What you tell me is astonishing! As I understand it in the UK, where I lived for many years, the whole country is 'hamstrung' with an incessant stream of EU directives which simply can't be avoided and become UK law automatically. There aren't any 'options', where trade unions, et al, may contest it. This is the main reason why many Brits want to re-negociate the terms of their EU membership.
It seems that things are quite different here in France, where they can simply pick and choose which EU directives they wish to obey and/or stall for time in the law courts?
These kinds of protection practices do nobody any good and inhibit schools and institutions from choosing the best person for the job or the free mobility of the workforce between EU states. In other words, the French are being disingenuous about their aims to create a federal European state, where all nationals are treated equally.
My experience of education in both France and Germany is that one very seldom finds a native English-speaker teaching English in any school, anywhere - in stark contrast to the UK. Also, my UK teaching qualifications aren't worth the paper that they're written on here in France!
Therefore, my follow-up question is: does EU Law ultimately take precedence over French Law in principle, or not, or is the matter always to be decided by an arbitrary adjudication between the two parties in a French Law Court, depending on the merits of the arguments presented by both sides?
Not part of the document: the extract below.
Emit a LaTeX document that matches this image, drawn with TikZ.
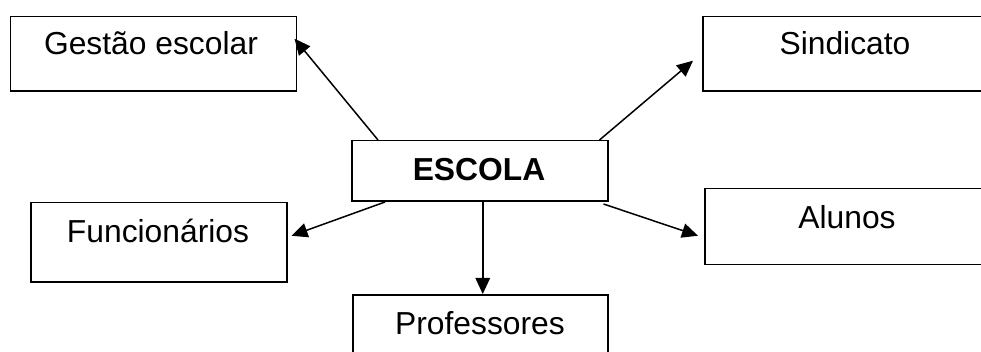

If not, then I must tell David Cameron; it would save the UK so much trouble if it could simply circumvent any 'inconvenient' EU directives.
Do you know of any actual cases where the EU Ageism directive has been used to challenge French law in education? Any surely it oughtn't to be down to an individual teacher, for example, to challenge this conflicting dichotomy, at great trouble and expense, in order to establish the true legal position? The very essence of any law is that it ought to be straightforward for the common man to understand and apply.
Sorry to 'labour' the point but these are involved but vitally important issues for us all.